The second important point, he said, is the issue of the multiple tax rate affecting the country’s policy bias against exports.

He indicated that what he found was that Sri Lankans were proud that the country was one of the first countries in the region to open the economy to have undertaken liberalisation policy reforms and make it as an export oriented economy in 1977.

However, he asserted that throughout the years about a period of 10 to 15 years by the 1990s, that had changed. That has reversed, probably one important feature might be the escalation of the war. “I think there were macro-economic problems as well. What we found is that there was a policy bias against exports that has developed over the years.”
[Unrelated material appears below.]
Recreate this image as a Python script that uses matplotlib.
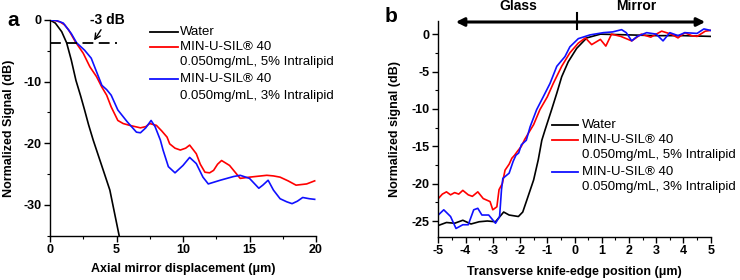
import matplotlib
matplotlib.use("Agg")
import matplotlib.pyplot as plt
from matplotlib.lines import Line2D
from matplotlib.ticker import MultipleLocator

plt.rcParams['font.family'] = ['Liberation Sans', 'DejaVu Sans']
plt.rcParams['axes.unicode_minus'] = False

# Panel a: axial response (dB) vs axial mirror displacement (um)
water_a_x = [0, 0.4, 0.88, 1.25, 1.6, 1.95, 2.3, 2.6, 2.9, 3.25, 3.76, 4.1, 4.5, 4.85, 5.2]
water_a_y = [0, -0.5, -1.9, -3.7, -6.5, -9.8, -12.3, -14.6, -17.0, -19.5, -22.8, -25.0, -27.6, -31.3, -35.0]

red_a_x = [0, 0.4, 0.75, 1.1, 1.4, 1.9, 2.5, 3.0, 3.5, 3.9, 4.26, 4.6, 5.1, 5.5, 6.0, 6.8, 7.2,
           7.5, 8.0, 8.4, 8.8, 9.0, 9.4, 9.8, 10.2, 10.5, 11.0, 11.3, 11.65, 12.0, 12.3, 12.6,
           12.9, 13.5, 14.3, 15.0, 16.3, 16.8, 17.3, 17.9, 18.5, 19.3, 19.9]
red_a_y = [0, -0.1, -0.3, -0.8, -1.6, -3.5, -5.4, -7.6, -9.2, -10.9, -12.2, -14.1, -16.3, -16.8,
           -17.1, -17.5, -17.3, -16.8, -17.1, -18.0, -19.0, -20.1, -20.8, -21.1, -20.8, -20.3,
           -21.7, -23.4, -24.7, -24.8, -24.4, -23.4, -22.8, -23.6, -25.7, -25.5, -25.2, -25.3,
           -25.5, -26.1, -26.8, -26.6, -26.1]

blue_a_x = [0, 0.5, 1.0, 1.6, 2.0, 2.6, 3.1, 3.5, 3.9, 4.26, 4.6, 5.1, 5.8, 6.5, 6.8, 7.2, 7.6,
            7.9, 8.3, 8.5, 8.9, 9.4, 10.0, 10.5, 11.0, 11.5, 11.9, 12.8, 13.8, 14.3, 15.0, 15.7,
            16.0, 16.4, 16.8, 17.3, 17.8, 18.2, 18.6, 19.0, 19.5, 19.9]
blue_a_y = [0, -0.1, -0.5, -2.2, -3.7, -4.9, -6.2, -8.4, -10.6, -11.3, -12.2, -14.6, -16.5, -18.2,
            -18.3, -17.5, -16.3, -17.3, -19.5, -21.1, -23.8, -24.8, -23.6, -22.3, -23.3, -25.5,
            -26.6, -26.0, -25.4, -25.2, -25.7, -27.3, -26.8, -26.0, -27.6, -29.0, -29.5, -29.8,
            -29.4, -28.8, -29.0, -29.1]

# Panel b: knife-edge response (dB) vs transverse position (um)
water_b_x = [-5, -4.7, -4.4, -4.1, -3.8, -3.5, -3.2, -2.9, -2.6, -2.4, -2.06, -1.9, -1.75, -1.5,
             -1.33, -1.2, -1.08, -0.84, -0.65, -0.47, -0.23, 0.08, 0.45, 0.95, 2.0, 3.0, 4.0, 5.0]
water_b_y = [-25.6, -25.2, -25.3, -24.9, -25.4, -25.1, -25.0, -25.1, -23.8, -24.2, -24.4, -23.8,
             -22.2, -19.5, -16.8, -14.2, -12.8, -10.1, -7.9, -5.7, -3.7, -1.9, -0.5, 0, -0.1,
             -0.2, -0.2, -0.3]

red_b_x = [-5, -4.85, -4.7, -4.55, -4.4, -4.25, -4.1, -3.9, -3.75, -3.55, -3.35, -3.1, -3.0,
           -2.85, -2.77, -2.65, -2.55, -2.4, -2.3, -2.2, -2.1, -1.95, -1.83, -1.65, -1.5, -1.27,
           -1.0, -0.78, -0.47, -0.17, 0.14, 0.4, 0.63, 0.95, 1.15, 1.36, 1.7, 2.1, 2.45, 2.8,
           3.2, 3.55, 3.8, 4.05, 4.3, 4.5, 4.8, 5.0]
red_b_y = [-22.0, -21.4, -21.1, -21.5, -21.2, -21.4, -20.9, -21.5, -21.7, -21.1, -22.0, -22.4,
           -23.5, -23.1, -20.8, -20.0, -18.2, -17.4, -16.6, -16.2, -15.7, -15.0, -14.1, -13.0,
           -12.1, -10.1, -8.4, -6.6, -4.3, -2.5, -1.2, -0.5, -1.4, -0.7, -1.6, 0, -0.3, -0.9,
           0, -0.4, 0.4, 0, -0.5, 0.2, -0.2, -0.3, 0.4, 0.5]

blue_b_x = [-5, -4.8, -4.55, -4.35, -4.1, -3.9, -3.7, -3.55, -3.4, -3.15, -2.9, -2.75, -2.68,
            -2.63, -2.4, -2.25, -2.15, -2.05, -1.95, -1.77, -1.63, -1.39, -1.15, -0.9, -0.65,
            -0.35, -0.17, 0.14, 0.57, 1.06, 1.4, 1.73, 1.9, 2.1, 2.3, 2.65, 3.0, 3.25, 3.5,
            3.8, 4.05, 4.5, 4.75, 5.0]
blue_b_y = [-24.2, -23.5, -24.4, -26.0, -25.5, -25.5, -23.5, -23.3, -24.2, -24.2, -25.3, -24.4,
            -20.8, -19.3, -18.6, -17.0, -16.2, -15.9, -14.8, -14.2, -12.4, -10.1, -8.4, -6.6,
            -4.3, -3.0, -1.7, -0.6, -0.1, 0.2, 0.3, 0.6, 0.2, -0.9, -0.3, 0.2, 0.0, -0.9, 0.2,
            -0.2, 0.2, 0.1, 0.7, 0.5]

legend_labels = ["Water", "MIN-U-SIL® 40", "0.050mg/mL, 5% Intralipid",
                 "MIN-U-SIL® 40", "0.050mg/mL, 3% Intralipid"]
legend_colors = ["black", "red", None, "#1010ff", None]

RED = "red"
BLUE = "#1010ff"

fig = plt.figure(figsize=(7.4, 2.8), dpi=100)
W, H = 740.0, 280.0


def px_axes(left, top, right, bottom):
    return fig.add_axes([left / W, 1 - bottom / H, (right - left) / W, (bottom - top) / H])


def style_axes(ax):
    for s in ["top", "right"]:
        ax.spines[s].set_visible(False)
    for s in ["left", "bottom"]:
        ax.spines[s].set_linewidth(1.0)
    ax.tick_params(which="major", direction="out", length=4, width=1, labelsize=9, pad=2)
    ax.tick_params(which="minor", direction="out", length=2.5, width=0.8)
    for lab in ax.get_xticklabels() + ax.get_yticklabels():
        lab.set_fontweight("bold")


def draw_legend(x_line0, x_line1, x_text, rows_y):
    for lab, col, y in zip(legend_labels, legend_colors, rows_y):
        if col is not None:
            fig.add_artist(Line2D([x_line0 / W, x_line1 / W], [1 - y / H, 1 - y / H],
                                  color=col, lw=1.3, transform=fig.transFigure))
        fig.text(x_text / W, 1 - y / H, lab, fontsize=9.5, va="center", ha="left")


# ---- panel a ----
ax1 = px_axes(50, 20, 316, 235.7)
ax1.plot(water_a_x, water_a_y, color="black", lw=1.2)
ax1.plot(red_a_x, red_a_y, color=RED, lw=1.2)
ax1.plot(blue_a_x, blue_a_y, color=BLUE, lw=1.2)
ax1.plot([0, 5], [-3.7, -3.7], color="black", lw=1.3, ls=(0, (6, 3)))
ax1.annotate("", xy=(3.2, -3.7), xytext=(3.95, -1.2),
             arrowprops=dict(arrowstyle="->", color="black", lw=1.0), annotation_clip=False)
ax1.text(4.3, 0, "-3 dB", fontsize=10, fontweight="bold", ha="center", va="center", clip_on=False)
ax1.set_xlim(0, 20)
ax1.set_ylim(-35, 0)
ax1.xaxis.set_major_locator(MultipleLocator(5))
ax1.xaxis.set_minor_locator(MultipleLocator(2.5))
ax1.yaxis.set_major_locator(MultipleLocator(10))
ax1.yaxis.set_minor_locator(MultipleLocator(5))
ax1.set_xlabel("Axial mirror displacement (μm)", fontsize=9, fontweight="bold", labelpad=5)
ax1.set_ylabel("Normalized Signal (dB)", fontsize=9, fontweight="bold", labelpad=6)
style_axes(ax1)
fig.text(7 / W, 1 - 20 / H, "a", fontsize=15, fontweight="bold", va="center")
draw_legend(150, 178, 180, [32, 47, 62, 79, 96])

# ---- panel b ----
ax2 = px_axes(438.3, 20.7, 710.7, 236.7)
ax2.plot(water_b_x, water_b_y, color="black", lw=1.2)
ax2.plot(red_b_x, red_b_y, color=RED, lw=1.2)
ax2.plot(blue_b_x, blue_b_y, color=BLUE, lw=1.2)
ax2.set_xlim(-5, 5)
ax2.set_ylim(-27.1, 1.8)
ax2.xaxis.set_major_locator(MultipleLocator(1))
ax2.xaxis.set_minor_locator(MultipleLocator(0.5))
ax2.yaxis.set_major_locator(MultipleLocator(5))
ax2.yaxis.set_minor_locator(MultipleLocator(2.5))
ax2.set_xlabel("Transverse knife-edge position (μm)", fontsize=9, fontweight="bold", labelpad=6.5)
ax2.set_ylabel("Normalized signal (dB)", fontsize=9, fontweight="bold", labelpad=8)
style_axes(ax2)
fig.text(385 / W, 1 - 17 / H, "b", fontsize=15, fontweight="bold", va="center")

# Glass / Mirror double arrow above panel b
ay = 1 - 22 / H
fig.add_artist(matplotlib.patches.FancyArrowPatch((453 / W, ay), (708 / W, ay),
                                                  arrowstyle="<|-|>", mutation_scale=12,
                                                  color="black", lw=2.2,
                                                  transform=fig.transFigure))
fig.add_artist(Line2D([577 / W, 577 / W], [1 - 13 / H, 1 - 29 / H], color="black", lw=1.5,
                      transform=fig.transFigure))
fig.text(518 / W, 1 - 6 / H, "Glass", fontsize=10, fontweight="bold", ha="center", va="center")
fig.text(636 / W, 1 - 6 / H, "Mirror", fontsize=10, fontweight="bold", ha="center", va="center")
draw_legend(552, 578, 582, [125, 140, 155, 172, 187])

fig.savefig("out.png", dpi=100)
He invited all the round table participants to read about how Sri Lanka has imposed a variety of duties. And when they are combined, this would be a very high duty rate. He pointed out that it is also noteworthy as to how the US Department of Commerce advices US businessmen and the exporters and how they advise about Sri Lanka. US exporters should be aware of the fees incurred when exporting to Sri Lanka, he said.

When one analyses various Sri Lankan duties and tariffs, he said they include the Customs imposed tariff, Export Development Board levies, value added tax, port and airport tax, Nation Building Tax, cargo handling changes, agent commissions, all of this could add up to more than 100 per cent of the cost plus insurance and plus CIF value, etc.

Prof. Abeyratne pointed out that the US Embassy has received complaints from US exporters regarding these prohibitive tariffs. Sri Lanka receives GSP concessions from these countries and that is how they look at Sri Lanka’s trade regime. “These are important things to bear in mind – the way others look at our economy.”

He said: “On the way how others look at our economy. I want to highlight few more things and what should be done.”

He said that on challenges and opportunities more things have to be done at home and not outside. He said that even FTA’s should come and there is no disagreement on that. On FTA’s – bilateral or multilateral – if there is no fairly open and conducive trade regime even the FTAs would not bring about the anticipated positive outcomes, he added.

He said that all these things taken together there should be a policy reform, a reform process. To expand the local and international market there should be a couple of things that has to be done, pertaining to policy, political and investment, he said.

Prof.Abeyratne said: “Otherwise open the economy, liberalise the economy and have a fairly open liberalised trade regime. However (despite these changes) if the investors do not have that confidence to come and put money in to our economy then it is not going to work.”

Stressing on opportunities, he said that internally there were opportunities that Sri Lanka had lost after the end of the war.

“Then also in 2015 there (was a) great political opportunity we had by joining the two dominant political parties together and I thought that would be an opportunity – the opportunity Sri Lanka would never have had throughout the post-independent history.”

He said that looking at the external environment they have seen exponential growth of capital outflows of the world during the last 20 years or so and there are reasons that today an average of about US$1.5 trillion flows out particularly from advanced countries’ capital outflows.

The welcome address was made by Dr. Ganeshan Wignaraja, Executive Director and the Chair of the Global Economy Programme, LKI. Dr. Amitendu Palit, Institute of South Asian Studies Singapore made a video conference presentation while Ms. Elizabeth Ward, Department of Foreign Affairs and Trade Australia also made a presentation.